Issue 3: Disallowance of Unpaid Sales-Tax Liability Under s. 43B
The CIT(A) deleted the disallowance of Rs. 1,530 representing unpaid sales-tax liability of the last quarter, noting that the amount was paid within time in the next year before the due date for filing the return u/s 139(1). The Tribunal found the CIT(A)'s decision consistent with the Gujarat High Court judgment in CIT vs. Chandulal Venichand and upheld the deletion.
Issue 4: Charging of Interest Under s. 215 of the Act
The Revenue's grievance regarding the CIT(A)'s direction not to charge interest under s. 215 was deemed consequential and did not survive after considering the relief given by the CIT(A). The Tribunal upheld the CIT(A)'s directions, referencing the Gujarat High Court judgment in CIT vs. Bharat Machinery & Hardware Mart.

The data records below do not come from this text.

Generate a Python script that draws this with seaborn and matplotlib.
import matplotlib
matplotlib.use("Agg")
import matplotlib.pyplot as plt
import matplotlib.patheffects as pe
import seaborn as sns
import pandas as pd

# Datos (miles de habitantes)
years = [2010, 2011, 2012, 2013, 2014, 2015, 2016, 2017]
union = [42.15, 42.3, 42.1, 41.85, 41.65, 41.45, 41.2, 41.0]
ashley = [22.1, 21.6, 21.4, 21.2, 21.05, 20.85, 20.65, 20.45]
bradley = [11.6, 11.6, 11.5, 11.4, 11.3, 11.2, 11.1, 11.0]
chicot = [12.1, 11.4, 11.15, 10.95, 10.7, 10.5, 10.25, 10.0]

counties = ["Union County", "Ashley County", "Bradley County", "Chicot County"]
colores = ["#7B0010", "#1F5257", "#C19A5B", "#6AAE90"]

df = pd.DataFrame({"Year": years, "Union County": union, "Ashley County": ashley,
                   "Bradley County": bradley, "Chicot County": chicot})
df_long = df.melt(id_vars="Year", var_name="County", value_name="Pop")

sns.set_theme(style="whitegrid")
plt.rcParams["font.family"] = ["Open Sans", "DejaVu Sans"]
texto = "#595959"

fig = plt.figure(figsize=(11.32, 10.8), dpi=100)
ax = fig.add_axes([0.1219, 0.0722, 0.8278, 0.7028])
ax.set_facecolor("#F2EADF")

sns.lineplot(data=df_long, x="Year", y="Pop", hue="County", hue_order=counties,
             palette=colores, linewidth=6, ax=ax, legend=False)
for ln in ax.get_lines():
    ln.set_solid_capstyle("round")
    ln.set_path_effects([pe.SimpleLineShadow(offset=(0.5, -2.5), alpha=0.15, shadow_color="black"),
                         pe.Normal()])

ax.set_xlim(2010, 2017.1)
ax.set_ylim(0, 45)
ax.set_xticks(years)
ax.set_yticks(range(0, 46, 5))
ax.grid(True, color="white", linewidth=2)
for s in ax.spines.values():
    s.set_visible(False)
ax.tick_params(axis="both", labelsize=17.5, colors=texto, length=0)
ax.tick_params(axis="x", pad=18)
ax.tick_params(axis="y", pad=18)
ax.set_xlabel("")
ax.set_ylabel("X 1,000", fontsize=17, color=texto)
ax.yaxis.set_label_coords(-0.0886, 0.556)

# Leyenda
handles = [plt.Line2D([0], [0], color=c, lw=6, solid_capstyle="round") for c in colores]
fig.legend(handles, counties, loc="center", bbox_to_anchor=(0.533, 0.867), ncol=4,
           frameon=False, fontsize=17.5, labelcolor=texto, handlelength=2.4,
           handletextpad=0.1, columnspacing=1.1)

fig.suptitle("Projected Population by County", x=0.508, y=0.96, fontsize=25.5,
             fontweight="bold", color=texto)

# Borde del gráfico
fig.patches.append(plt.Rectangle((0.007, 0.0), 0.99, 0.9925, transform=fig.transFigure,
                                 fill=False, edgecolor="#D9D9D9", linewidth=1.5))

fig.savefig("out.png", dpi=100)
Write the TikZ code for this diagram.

Issue 5: Validity of the Order Passed by the Assessing Officer
The assessee's cross-objection challenged the validity of the Assessing Officer's order, arguing it was passed with the previous approval of the Dy. CIT without giving the assessee a specific opportunity to be heard. However, in light of the Tribunal's findings on the Revenue's appeal, the cross-objection was deemed infructuous and dismissed.
Conclusion:
The Tribunal dismissed both the Revenue's appeal and the assessee's cross-objection, upholding the CIT(A)'s deletions and directions.